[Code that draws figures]
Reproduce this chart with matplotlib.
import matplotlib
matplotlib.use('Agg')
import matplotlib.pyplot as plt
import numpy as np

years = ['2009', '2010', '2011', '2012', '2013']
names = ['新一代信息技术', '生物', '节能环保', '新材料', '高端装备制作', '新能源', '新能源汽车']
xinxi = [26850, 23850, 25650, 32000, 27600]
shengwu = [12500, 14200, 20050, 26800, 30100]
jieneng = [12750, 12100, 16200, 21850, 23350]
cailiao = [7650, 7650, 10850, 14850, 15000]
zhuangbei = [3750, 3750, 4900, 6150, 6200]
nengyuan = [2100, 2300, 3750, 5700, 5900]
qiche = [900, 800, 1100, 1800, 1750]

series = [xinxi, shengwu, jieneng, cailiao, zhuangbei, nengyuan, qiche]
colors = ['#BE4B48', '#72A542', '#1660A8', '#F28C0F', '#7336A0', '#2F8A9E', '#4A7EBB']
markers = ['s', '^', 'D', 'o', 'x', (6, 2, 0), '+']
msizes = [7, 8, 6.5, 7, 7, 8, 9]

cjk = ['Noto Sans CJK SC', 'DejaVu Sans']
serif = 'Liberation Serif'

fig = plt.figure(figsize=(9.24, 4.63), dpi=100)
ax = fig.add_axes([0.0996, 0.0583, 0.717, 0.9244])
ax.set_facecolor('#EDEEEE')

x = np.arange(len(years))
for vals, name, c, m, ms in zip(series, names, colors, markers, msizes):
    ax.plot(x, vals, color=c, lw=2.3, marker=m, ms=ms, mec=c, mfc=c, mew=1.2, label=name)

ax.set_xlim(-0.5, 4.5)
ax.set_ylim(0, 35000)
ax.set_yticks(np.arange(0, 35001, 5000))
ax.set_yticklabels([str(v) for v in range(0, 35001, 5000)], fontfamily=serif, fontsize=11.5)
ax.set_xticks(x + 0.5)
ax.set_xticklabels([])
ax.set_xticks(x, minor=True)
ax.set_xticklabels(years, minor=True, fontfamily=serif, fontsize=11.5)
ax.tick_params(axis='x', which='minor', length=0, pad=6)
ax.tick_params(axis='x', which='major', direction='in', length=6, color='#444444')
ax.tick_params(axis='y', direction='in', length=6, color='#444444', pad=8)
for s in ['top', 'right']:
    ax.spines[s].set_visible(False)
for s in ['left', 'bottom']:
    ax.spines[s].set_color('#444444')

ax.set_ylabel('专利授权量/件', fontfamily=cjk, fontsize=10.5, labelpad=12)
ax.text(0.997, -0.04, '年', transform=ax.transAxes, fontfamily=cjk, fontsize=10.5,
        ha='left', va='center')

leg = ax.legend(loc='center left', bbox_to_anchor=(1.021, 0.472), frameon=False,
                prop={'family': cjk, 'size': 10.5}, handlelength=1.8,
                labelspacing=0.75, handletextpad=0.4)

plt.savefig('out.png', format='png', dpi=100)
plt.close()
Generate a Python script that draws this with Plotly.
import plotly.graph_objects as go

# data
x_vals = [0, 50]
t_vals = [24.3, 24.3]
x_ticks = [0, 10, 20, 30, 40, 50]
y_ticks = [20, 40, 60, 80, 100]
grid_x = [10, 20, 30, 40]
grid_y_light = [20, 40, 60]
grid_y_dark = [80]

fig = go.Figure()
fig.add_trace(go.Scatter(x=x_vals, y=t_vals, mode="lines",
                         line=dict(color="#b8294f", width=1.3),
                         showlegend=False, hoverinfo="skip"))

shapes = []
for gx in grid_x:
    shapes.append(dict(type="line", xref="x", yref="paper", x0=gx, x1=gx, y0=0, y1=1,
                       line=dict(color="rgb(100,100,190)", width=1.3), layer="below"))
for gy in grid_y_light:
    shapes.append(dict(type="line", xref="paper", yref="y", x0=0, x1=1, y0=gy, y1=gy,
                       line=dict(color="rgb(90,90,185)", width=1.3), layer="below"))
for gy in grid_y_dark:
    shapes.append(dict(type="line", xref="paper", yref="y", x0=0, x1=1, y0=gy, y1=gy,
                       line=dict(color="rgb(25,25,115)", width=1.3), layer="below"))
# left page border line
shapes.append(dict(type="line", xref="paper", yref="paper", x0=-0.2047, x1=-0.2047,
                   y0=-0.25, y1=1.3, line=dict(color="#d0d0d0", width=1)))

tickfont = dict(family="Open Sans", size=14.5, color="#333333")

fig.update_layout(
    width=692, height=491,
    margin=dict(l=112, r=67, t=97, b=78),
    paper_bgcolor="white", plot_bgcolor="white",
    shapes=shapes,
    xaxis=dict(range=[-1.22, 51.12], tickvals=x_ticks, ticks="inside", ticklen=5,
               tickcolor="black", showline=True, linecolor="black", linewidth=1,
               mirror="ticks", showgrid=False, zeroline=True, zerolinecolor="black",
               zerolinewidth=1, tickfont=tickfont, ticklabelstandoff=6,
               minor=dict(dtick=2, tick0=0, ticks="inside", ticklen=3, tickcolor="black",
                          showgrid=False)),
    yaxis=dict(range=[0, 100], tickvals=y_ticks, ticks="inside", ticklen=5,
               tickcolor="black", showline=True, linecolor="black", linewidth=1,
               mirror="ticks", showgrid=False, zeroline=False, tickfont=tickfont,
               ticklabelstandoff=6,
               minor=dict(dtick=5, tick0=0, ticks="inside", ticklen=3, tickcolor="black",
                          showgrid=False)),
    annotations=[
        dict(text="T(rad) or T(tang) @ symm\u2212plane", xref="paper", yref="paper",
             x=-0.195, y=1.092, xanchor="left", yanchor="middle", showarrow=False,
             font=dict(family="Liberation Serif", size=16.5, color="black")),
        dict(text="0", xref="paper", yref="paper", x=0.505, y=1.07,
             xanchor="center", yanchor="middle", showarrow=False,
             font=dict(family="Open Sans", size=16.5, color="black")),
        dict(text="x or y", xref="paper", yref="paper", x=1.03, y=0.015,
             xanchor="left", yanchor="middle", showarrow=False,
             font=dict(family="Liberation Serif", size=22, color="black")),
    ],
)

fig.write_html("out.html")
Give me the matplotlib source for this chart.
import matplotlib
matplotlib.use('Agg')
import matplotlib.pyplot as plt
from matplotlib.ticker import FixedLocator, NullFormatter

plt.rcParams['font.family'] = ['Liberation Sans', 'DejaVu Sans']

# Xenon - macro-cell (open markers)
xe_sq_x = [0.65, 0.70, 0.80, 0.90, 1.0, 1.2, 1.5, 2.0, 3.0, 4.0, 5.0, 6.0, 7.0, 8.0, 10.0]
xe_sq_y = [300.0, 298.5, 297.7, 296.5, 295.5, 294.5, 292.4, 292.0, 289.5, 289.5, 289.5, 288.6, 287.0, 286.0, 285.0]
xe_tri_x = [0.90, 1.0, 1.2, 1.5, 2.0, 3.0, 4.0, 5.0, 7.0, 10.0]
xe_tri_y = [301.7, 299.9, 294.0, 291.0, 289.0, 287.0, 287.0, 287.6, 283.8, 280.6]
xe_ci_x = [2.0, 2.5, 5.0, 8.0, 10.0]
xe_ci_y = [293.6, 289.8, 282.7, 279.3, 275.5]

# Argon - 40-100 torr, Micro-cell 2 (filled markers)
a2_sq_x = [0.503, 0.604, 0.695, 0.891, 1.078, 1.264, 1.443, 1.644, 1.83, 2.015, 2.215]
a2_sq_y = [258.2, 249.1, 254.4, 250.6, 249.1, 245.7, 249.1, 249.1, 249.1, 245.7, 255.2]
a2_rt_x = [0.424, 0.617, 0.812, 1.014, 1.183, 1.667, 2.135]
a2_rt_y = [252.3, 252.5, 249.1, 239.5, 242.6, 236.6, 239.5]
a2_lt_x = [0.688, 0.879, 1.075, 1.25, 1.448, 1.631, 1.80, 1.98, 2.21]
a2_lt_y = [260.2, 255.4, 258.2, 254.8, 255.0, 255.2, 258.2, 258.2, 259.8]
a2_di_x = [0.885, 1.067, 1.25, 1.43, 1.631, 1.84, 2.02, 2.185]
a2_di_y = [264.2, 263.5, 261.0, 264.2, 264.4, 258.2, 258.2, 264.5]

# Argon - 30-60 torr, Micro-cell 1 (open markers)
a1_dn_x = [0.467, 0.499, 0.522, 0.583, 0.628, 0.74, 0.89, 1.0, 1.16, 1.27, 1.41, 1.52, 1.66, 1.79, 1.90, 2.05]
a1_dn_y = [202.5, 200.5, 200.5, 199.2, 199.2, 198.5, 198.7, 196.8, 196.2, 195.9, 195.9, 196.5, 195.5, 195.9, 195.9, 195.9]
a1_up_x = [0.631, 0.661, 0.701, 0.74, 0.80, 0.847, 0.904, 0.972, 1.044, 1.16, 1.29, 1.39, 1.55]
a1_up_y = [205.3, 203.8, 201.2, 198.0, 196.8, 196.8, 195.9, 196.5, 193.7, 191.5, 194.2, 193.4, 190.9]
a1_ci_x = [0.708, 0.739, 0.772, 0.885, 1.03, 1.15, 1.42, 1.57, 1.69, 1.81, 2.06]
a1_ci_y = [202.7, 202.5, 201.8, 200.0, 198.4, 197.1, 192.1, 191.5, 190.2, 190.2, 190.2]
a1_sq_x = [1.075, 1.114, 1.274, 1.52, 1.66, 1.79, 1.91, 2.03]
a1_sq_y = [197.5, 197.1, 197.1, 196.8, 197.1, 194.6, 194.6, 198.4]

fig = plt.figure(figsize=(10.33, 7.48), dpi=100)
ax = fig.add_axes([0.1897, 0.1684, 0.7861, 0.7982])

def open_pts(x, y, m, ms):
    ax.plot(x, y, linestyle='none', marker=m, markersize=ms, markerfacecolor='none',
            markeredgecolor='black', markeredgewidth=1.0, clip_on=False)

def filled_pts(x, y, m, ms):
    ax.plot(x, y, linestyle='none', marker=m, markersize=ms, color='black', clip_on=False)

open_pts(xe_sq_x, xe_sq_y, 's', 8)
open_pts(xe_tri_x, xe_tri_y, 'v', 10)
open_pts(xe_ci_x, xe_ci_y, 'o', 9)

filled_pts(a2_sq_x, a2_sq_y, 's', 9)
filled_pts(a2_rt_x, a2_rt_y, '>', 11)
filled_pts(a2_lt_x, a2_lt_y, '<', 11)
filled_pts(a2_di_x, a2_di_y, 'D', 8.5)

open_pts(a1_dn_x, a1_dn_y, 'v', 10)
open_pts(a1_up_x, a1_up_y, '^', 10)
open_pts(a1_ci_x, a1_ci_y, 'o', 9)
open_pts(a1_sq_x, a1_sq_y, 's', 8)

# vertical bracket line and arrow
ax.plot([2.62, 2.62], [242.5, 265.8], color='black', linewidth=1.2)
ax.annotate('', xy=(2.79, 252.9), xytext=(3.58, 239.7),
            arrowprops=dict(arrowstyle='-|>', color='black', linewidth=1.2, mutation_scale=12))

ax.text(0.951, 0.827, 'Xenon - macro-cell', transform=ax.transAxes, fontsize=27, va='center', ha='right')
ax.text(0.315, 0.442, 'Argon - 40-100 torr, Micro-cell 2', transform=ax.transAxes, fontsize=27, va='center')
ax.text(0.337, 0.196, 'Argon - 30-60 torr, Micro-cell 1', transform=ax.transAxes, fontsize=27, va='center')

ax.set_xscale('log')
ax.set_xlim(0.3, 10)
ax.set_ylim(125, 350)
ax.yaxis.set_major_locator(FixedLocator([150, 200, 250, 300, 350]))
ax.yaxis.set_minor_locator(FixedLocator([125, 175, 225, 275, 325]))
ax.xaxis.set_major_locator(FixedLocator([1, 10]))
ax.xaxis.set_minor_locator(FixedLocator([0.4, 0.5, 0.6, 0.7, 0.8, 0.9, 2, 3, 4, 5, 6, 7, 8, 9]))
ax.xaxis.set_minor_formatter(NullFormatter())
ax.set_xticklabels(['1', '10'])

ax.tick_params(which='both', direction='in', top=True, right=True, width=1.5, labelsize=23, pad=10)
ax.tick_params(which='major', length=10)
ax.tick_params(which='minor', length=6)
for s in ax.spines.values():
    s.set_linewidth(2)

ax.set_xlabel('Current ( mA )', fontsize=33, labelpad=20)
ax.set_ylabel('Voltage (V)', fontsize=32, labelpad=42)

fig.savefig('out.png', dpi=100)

(WHAT IS REQUIRED): Determine how many lines include the string "with". Give no answer but the number.

(RESPONSE BELOW): 2